Unlike the situation in North America and Western Europe, governments are recognizing this problem as something to be dealt with and not simply ignored:
In both Korea and Japan, there is concern to maintain ethnic homogeneity, which leads to a basically conservative stance by the government with regard to international marriages, but at the same time in both countries, there are groups of men who are seen to be missing out in the domestic marriage market (in particular, the low educated, and farmers in certain regions of the country) who are seen to require assistance in finding brides internationally. The end result is interesting: the promotion in Korea of marriages between Korean farmers and Korean Chinese women who, although foreigners, are at least of the same ethnicity […]; the involvement, in Japan, of local government in mail order bride programmes in areas such as rural northern Honshu where there was a perceived crisis in the marriage market … (Jones & Shen, 2008)

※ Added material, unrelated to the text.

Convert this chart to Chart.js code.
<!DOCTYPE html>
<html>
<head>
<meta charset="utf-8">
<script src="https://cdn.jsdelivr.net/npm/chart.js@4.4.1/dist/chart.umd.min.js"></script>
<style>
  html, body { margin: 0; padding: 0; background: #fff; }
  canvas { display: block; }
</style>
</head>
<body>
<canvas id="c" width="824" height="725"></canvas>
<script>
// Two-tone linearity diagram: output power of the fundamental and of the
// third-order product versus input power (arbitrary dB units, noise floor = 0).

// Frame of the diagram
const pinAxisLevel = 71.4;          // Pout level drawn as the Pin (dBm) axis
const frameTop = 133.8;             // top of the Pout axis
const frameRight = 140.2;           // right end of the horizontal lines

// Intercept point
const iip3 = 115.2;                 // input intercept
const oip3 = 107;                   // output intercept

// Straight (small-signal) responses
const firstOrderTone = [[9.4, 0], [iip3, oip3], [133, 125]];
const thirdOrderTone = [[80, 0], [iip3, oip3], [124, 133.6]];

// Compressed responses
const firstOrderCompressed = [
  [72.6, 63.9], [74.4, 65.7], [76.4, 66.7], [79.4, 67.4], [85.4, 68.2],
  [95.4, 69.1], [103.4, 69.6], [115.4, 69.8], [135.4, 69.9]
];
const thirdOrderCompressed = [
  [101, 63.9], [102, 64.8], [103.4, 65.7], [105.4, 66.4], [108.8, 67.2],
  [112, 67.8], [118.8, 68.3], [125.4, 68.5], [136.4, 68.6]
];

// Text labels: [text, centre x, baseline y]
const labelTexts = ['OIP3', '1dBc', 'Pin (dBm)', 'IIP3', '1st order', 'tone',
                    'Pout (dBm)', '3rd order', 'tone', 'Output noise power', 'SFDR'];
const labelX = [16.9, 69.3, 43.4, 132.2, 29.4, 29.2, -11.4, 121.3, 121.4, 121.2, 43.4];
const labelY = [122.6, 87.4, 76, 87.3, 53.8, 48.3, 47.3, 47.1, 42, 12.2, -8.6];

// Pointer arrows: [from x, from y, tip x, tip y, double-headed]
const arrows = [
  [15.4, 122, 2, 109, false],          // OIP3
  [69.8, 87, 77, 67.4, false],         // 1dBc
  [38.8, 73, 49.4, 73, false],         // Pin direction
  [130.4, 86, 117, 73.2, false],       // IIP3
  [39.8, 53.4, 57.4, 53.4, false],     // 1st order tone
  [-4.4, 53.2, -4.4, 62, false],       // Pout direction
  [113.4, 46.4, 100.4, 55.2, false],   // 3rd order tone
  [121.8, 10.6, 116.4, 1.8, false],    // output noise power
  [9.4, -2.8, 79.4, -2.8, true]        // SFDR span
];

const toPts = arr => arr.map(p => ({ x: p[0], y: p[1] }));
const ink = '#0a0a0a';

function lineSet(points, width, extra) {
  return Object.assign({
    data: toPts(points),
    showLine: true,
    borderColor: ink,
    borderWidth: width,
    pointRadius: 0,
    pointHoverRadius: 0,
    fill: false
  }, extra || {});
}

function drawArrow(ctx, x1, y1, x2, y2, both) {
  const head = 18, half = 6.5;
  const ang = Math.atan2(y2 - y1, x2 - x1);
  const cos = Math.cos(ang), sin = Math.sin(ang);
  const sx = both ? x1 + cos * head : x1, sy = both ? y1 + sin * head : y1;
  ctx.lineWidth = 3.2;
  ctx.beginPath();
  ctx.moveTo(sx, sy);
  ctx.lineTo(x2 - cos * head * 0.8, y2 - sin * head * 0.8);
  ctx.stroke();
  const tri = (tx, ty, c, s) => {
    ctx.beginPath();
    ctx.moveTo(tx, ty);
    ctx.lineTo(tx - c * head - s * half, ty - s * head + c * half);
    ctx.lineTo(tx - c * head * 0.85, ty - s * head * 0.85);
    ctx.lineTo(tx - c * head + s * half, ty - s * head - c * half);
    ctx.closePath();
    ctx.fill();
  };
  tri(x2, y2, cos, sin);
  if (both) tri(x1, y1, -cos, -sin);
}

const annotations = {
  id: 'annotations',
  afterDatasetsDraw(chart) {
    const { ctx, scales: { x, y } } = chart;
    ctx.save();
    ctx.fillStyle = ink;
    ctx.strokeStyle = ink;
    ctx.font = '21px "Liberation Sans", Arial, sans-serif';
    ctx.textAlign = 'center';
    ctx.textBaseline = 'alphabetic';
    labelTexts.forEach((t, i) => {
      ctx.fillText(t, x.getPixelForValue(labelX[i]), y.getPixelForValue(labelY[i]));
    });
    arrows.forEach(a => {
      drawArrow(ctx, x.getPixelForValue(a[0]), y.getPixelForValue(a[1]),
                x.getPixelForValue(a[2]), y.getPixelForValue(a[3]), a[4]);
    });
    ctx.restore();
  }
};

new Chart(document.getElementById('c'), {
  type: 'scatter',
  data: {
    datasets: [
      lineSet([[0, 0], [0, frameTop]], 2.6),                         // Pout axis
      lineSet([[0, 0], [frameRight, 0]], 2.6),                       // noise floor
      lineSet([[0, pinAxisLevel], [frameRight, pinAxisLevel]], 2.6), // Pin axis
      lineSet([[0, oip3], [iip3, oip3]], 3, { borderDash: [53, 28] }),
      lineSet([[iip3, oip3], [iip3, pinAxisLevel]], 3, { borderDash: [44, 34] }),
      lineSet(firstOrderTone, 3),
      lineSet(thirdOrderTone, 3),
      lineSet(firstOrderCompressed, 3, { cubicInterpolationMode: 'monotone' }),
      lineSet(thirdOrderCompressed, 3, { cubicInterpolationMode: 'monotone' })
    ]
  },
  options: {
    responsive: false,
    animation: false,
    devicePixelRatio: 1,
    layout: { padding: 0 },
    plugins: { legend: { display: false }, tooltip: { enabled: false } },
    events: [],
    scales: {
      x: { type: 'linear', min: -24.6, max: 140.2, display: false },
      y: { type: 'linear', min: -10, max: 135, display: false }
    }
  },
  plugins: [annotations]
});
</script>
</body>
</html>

East Asian governments thus tend to promote international marriage while ensuring that the brides-to-be are physically and culturally similar to their own populations. Unfortunately, the pool of ethnically similar women lies almost entirely in China, which itself is facing a wife shortage. In the not-so-distant future, the Chinese government will probably halt this emigration, or it will simply dry up of its own accord.

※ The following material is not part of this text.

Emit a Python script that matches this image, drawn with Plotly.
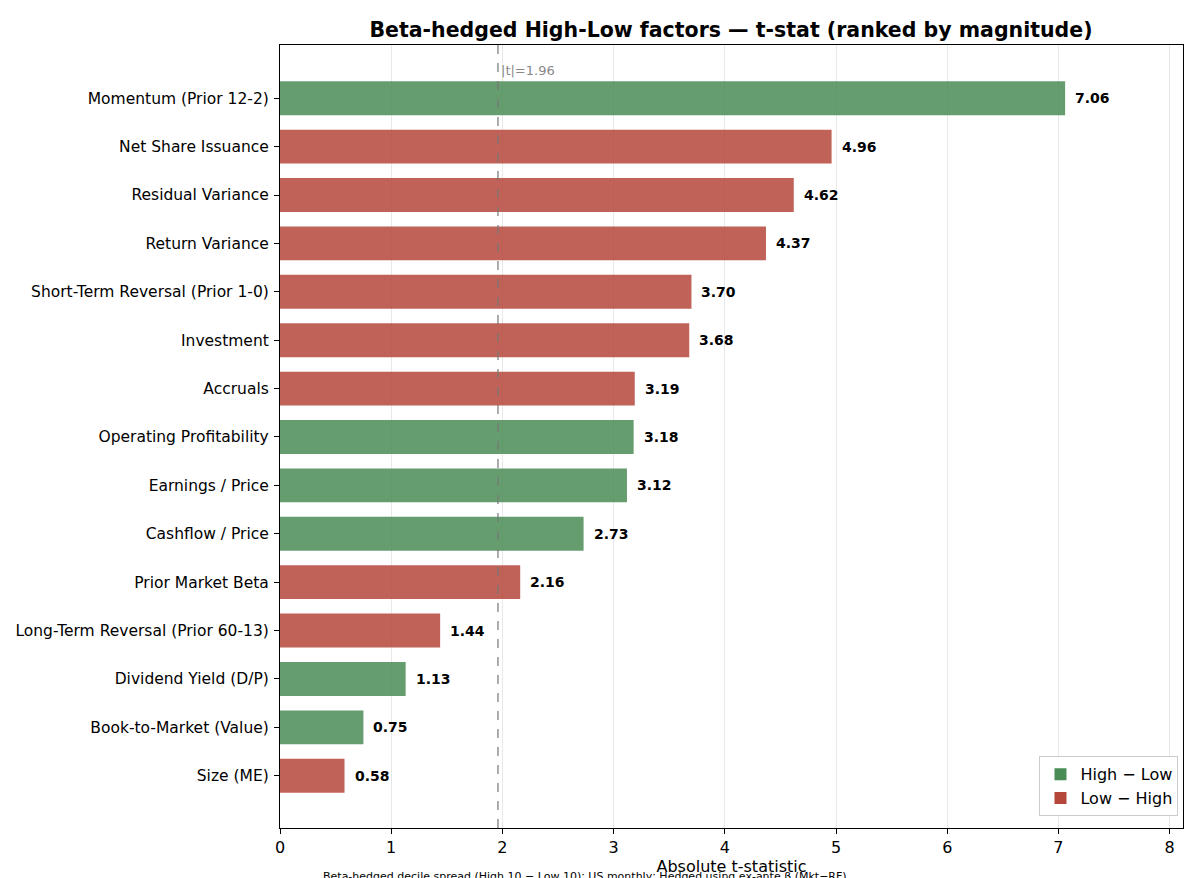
import plotly.graph_objects as go

factors = [
    "Momentum (Prior 12-2)", "Net Share Issuance", "Residual Variance",
    "Return Variance", "Short-Term Reversal (Prior 1-0)", "Investment",
    "Accruals", "Operating Profitability", "Earnings / Price",
    "Cashflow / Price", "Prior Market Beta", "Long-Term Reversal (Prior 60-13)",
    "Dividend Yield (D/P)", "Book-to-Market (Value)", "Size (ME)",
]
tstats = [7.06, 4.96, 4.62, 4.37, 3.70, 3.68, 3.19, 3.18, 3.12, 2.73,
          2.16, 1.44, 1.13, 0.75, 0.58]
direction = ["H", "L", "L", "L", "L", "L", "L", "H", "H", "H",
             "L", "L", "H", "H", "L"]
threshold = 1.96
x_ticks = [0, 1, 2, 3, 4, 5, 6, 7, 8]

GREEN = "#4a8c56"
RED = "#b5463a"
FONT = "DejaVu Sans"

fig = go.Figure()
for code, name, color in [("H", "High \u2212 Low", GREEN), ("L", "Low \u2212 High", RED)]:
    ys = [f for f, d in zip(factors, direction) if d == code]
    xs = [t for t, d in zip(tstats, direction) if d == code]
    fig.add_trace(go.Bar(
        x=xs, y=ys, orientation="h", name=name,
        marker=dict(color=color, opacity=0.85, line=dict(width=0)),
        width=0.7,
    ))

for f, t in zip(factors, tstats):
    fig.add_annotation(x=t, y=f, text=f"<b>{t:.2f}</b>", showarrow=False,
                       xanchor="left", xshift=8, font=dict(size=14, color="black", family=FONT))

fig.add_shape(type="line", x0=threshold, x1=threshold, y0=0, y1=1, yref="paper",
              line=dict(color="#777777", width=1.2, dash="dash"))
fig.add_annotation(x=threshold, y=1, yref="paper", yshift=-25, text=f"|t|={threshold}",
                   showarrow=False, xanchor="left", yanchor="middle", xshift=1,
                   font=dict(size=13, color="#888888", family=FONT))

fig.add_annotation(x=0.338, xref="paper", y=0, yref="paper", yshift=-48,
                   text="Beta-hedged decile spread (High 10 \u2212 Low 10); US monthly; Hedged using ex-ante \u03b2 (Mkt\u2212RF)",
                   showarrow=False, xanchor="center", yanchor="middle",
                   font=dict(size=11, color="black", family=FONT))

n = len(factors)
fig.update_layout(
    width=1192, height=870,
    margin=dict(l=272, r=17, t=37, b=50, autoexpand=False),
    paper_bgcolor="white", plot_bgcolor="white",
    font=dict(family=FONT, size=15.5, color="black"),
    title=dict(text="<b>Beta-hedged High-Low factors \u2014 t-stat (ranked by magnitude)</b>",
               x=(731 - 8) / 1192, xanchor="center", y=1 - 22 / 870, yanchor="middle",
               font=dict(size=20.5, family=FONT, color="black")),
    barmode="overlay",
    legend=dict(x=0.995, xanchor="right", y=0.015, yanchor="bottom",
                bgcolor="white", bordercolor="#cccccc", borderwidth=1,
                font=dict(size=16, family=FONT), traceorder="normal"),
    xaxis=dict(range=[0, 8.12], tickvals=x_ticks, showgrid=True, gridcolor="#e8e8e8",
               gridwidth=1, zeroline=False, showline=True, linecolor="black",
               linewidth=1.2, mirror=True, ticks="outside", ticklen=5,
               tickcolor="black", tickfont=dict(size=16), automargin=False,
               title=dict(text="Absolute t-statistic", font=dict(size=16), standoff=4)),
    yaxis=dict(categoryorder="array", categoryarray=factors, type="category",
               range=[n - 1 + 1.08, -1.1], showgrid=False, zeroline=False,
               showline=True, linecolor="black", linewidth=1.2, mirror=True,
               ticks="outside", ticklen=5, tickcolor="black", tickfont=dict(size=15.5),
               automargin=False, ticklabelstandoff=2),
)

fig.write_html("out.html")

What then? Will East Asian governments allow their bachelors to look farther afield? Or will they attack the problem at its source? Will they start paying women to have daughters in order to bring the sex ratio back to parity?
In this, China is in the worst situation. On the one hand, it has the most unbalanced sex ratio in East Asia. On the other, its bachelors are poorly positioned in the international marriage market, since they earn much less money than do bachelors in South Korea, Taiwan, and Japan. Where can they go to find wives?
The most likely place seems to be sub-Saharan Africa, with Ethiopia being especially likely. With their relatively light skin and fine features, Ethiopian women seem to be the most attractive candidates. Chinese entrepreneurs are also well established in that country. This topic came up on an online thread about Chinese-Ethiopian marriages. One Chinese commenter wrote:
In China the Ethiopian women is revered as a Holy God. Every day we say prayer that God will send us an Ethiopian woman for marriage so that our children are smart, beautiful, and clever like Ethiopia.
Two Ethiopian commenters added:
Nice.. Heheh but i think Ethiopian woman date chinese. If you go and see Ethiopia, many chinese dating Ethiopian.... :)
Overall, considering the shortage of brides in China, I am all for Sino Ethiopian pact to have as many intermarriages as possible.
If the example of South Korea and Taiwan is any indication, African bride immigration to China should increase exponentially and level off only when the ‘market’ reaches saturation. And remember: China has 29-33 million young surplus males (Hudson & Boer, 2002). Bachelors tend to look for foreign wives when they have friends and acquaintances who have already gone this route, i.e., the ‘effect of example’. There is thus a strong potential for exponential growth with no immediate limit, other than the limits imposed by the Chinese government.
And it’s unlikely that the Chinese government will impose any. First, any restrictive legislation would be seen as being racist by a continent that supplies a growing share of China’s raw materials. Second, the Chinese government tends to see international marriages positively, both as a form of ‘soft power’ to increase influence abroad and as a way to reduce discontent among young Chinese bachelors.
Thus, in the near future, we may see the emergence of a partly African minority in China, numbering perhaps in the tens of millions. This is all the likelier because the African brides will tend to have higher fertility than native Chinese women. Of course, the Chinese government could step in to enforce the 1-child policy, but this policy is only weakly enforced now and any efforts to toughen enforcement would be perceived as being racist … not only by the couples involved but also by China’s suppliers of raw materials.
With China being constrained by the dictates of the global marketplace, in this and in other areas of domestic policy, we may eventually see a nasty reaction against globalization that pits the Chinese people against their government and their increasingly globalist business class. At the very least, China will enter a social environment where racism and colorism are real day-to-day concerns, and not simply theoretical ones.
References
Hudson, V.M. & A.D. Boer. (2002). A surplus of men, a deficit of peace. Security and sex ratios in Asia’s largest states, International Security, 26, 5-38.
Jones, G. & H-H. Shen. (2008). International marriage in East and Southeast Asia: trends and research emphases, Citizenship Studies, 12, 9-25.
Poston, D.L. & L. Zhang. (2009). China’s unbalanced sex ratio at birth : how many surplus boys have been born in China since the 1980s? in J.D. Tucker & D.L. Poston (eds.) Gender Policy and HIV in China, The Springer Series on Demographic Methods and Population Analysis 22.